Обсуждение: Slow counting still true?

Поиск
Список
Период
Сортировка

Slow counting still true?

От
Thomas Guettler
Дата:
Release 9.2 should increase count(*) performance. Is this wiki page still valid?

http://wiki.postgresql.org/wiki/Slow_Counting

Please update the content.

Thank you,
   Thomas Güttler


--
Thomas Guettler, http://www.thomas-guettler.de/
E-Mail: guettli (*) thomas-guettler + de


Re: Slow counting still true?

От
Chris Travers
Дата:


On Mon, Sep 17, 2012 at 1:07 AM, Thomas Guettler <hv@tbz-pariv.de> wrote:
Release 9.2 should increase count(*) performance. Is this wiki page still valid?

http://wiki.postgresql.org/wiki/Slow_Counting

Please update the content.

As I understand it, covering indexes don't currently help with count(*) because indexes can't be traversed in physical order, so it is a matter of trading random disk I/O for a much larger amount of sequential disk I/O.

Best Wishes,
Chris Travers

Re: Slow counting still true?

От
Jeff Janes
Дата:
On Mon, Sep 17, 2012 at 1:07 AM, Thomas Guettler <hv@tbz-pariv.de> wrote:
> Release 9.2 should increase count(*) performance.

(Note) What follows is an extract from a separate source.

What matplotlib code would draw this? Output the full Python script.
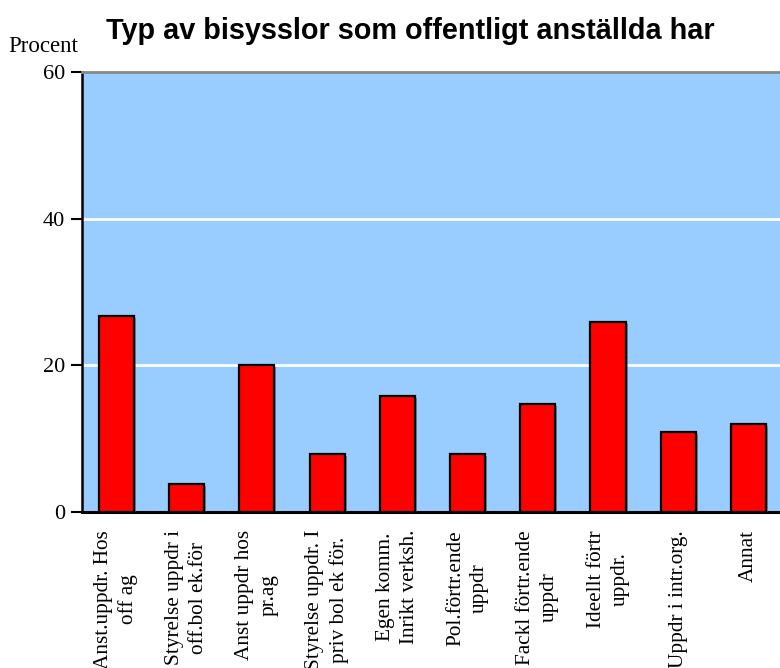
import matplotlib
matplotlib.use('Agg')
import matplotlib.pyplot as plt
import matplotlib.patheffects as pe

# Andel (procent) per typ av bisyssla
categories = [
    'Anst.uppdr. Hos\noff ag',
    'Styrelse uppdr i\noff.bol ek.för',
    'Anst uppdr hos\npr.ag',
    'Styrelse uppdr. I\npriv bol ek för.',
    'Egen komm.\nInrikt verksh.',
    'Pol.förtr.ende\nuppdr',
    'Fackl förtr.ende\nuppdr',
    'Ideellt förtr\nuppdr.',
    'Uppdr i intr.org.',
    'Annat',
]
values = [26.7, 3.8, 20.0, 7.9, 15.8, 7.9, 14.7, 25.9, 10.9, 12.0]
yticks = [0, 20, 40, 60]

serif = 'Liberation Serif'

fig = plt.figure(figsize=(7.8, 6.68), dpi=100)
ax = fig.add_axes([82 / 780, 156 / 668, 1 - 82 / 780, 440 / 668])
ax.set_facecolor('#99ccff')

x = list(range(len(categories)))
bars = ax.bar(x, values, width=0.5, color='#ff0000', edgecolor='black',
              linewidth=1.6, zorder=3)
for b in bars:
    b.set_path_effects([pe.SimplePatchShadow(offset=(1.5, -1.5), shadow_rgbFace='#555555', alpha=0.6),
                        pe.Normal()])

for y in [20, 40]:
    ax.axhline(y, color='white', linewidth=2.0, zorder=1)

ax.set_xlim(-0.49, 9.45)
ax.set_ylim(0, 60)
ax.set_yticks(yticks)
ax.set_yticklabels([str(t) for t in yticks], fontfamily=serif, fontsize=16)
ax.tick_params(axis='y', direction='out', length=8, width=1.5, color='black', pad=4)
ax.set_xticks(x)
ax.set_xticklabels(categories, rotation=90, fontfamily=serif, fontsize=15.3,
                   ha='center', va='top', multialignment='center', linespacing=1.35)
ax.tick_params(axis='x', length=0, pad=13)

ax.spines['left'].set_linewidth(1.8)
ax.spines['bottom'].set_linewidth(2.2)
ax.spines['top'].set_color('#888888')
ax.spines['top'].set_linewidth(2.0)
ax.spines['right'].set_visible(False)

fig.text(8 / 780, 1 - 47 / 668, 'Procent', fontfamily=serif, fontsize=16.5,
         ha='left', va='center')
fig.text(410 / 780, 1 - 31 / 668, 'Typ av bisysslor som offentligt anställda har',
         fontfamily='Liberation Sans', fontweight='bold', fontsize=20.8,
         ha='center', va='center')

fig.savefig('out.png', dpi=100)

Is this wiki page still
> valid?

Even with index only scans, it still has to walk through every tuple,
even if they are only index tuples not table tuples.  So nothing has
fundamentally changed.  So it is still true that "PostgreSQL must walk
through all rows, in some sense".

I guess this sentence is partly out of date: "PostgreSQL will still
need to read the resulting rows to verify that they exist; other
database systems may only need to reference the index in this
situation."  Maybe just deleting it would be appropriate.

Cheers,

Jeff


Re: Slow counting still true?

От
Edson Richter
Дата:
Em 17/09/2012 06:13, Chris Travers escreveu:


On Mon, Sep 17, 2012 at 1:07 AM, Thomas Guettler <hv@tbz-pariv.de> wrote:
Release 9.2 should increase count(*) performance. Is this wiki page still valid?

http://wiki.postgresql.org/wiki/Slow_Counting

Please update the content.

As I understand it, covering indexes don't currently help with count(*) because indexes can't be traversed in physical order, so it is a matter of trading random disk I/O for a much larger amount of sequential disk I/O.

Best Wishes,
Chris Travers

I'm just a little bit curious, and since count(*) affects a lot my applications (every web system has a paginating feature that depends on count(*) to calculate number of pages without loading everything), I'm also interested in this topic.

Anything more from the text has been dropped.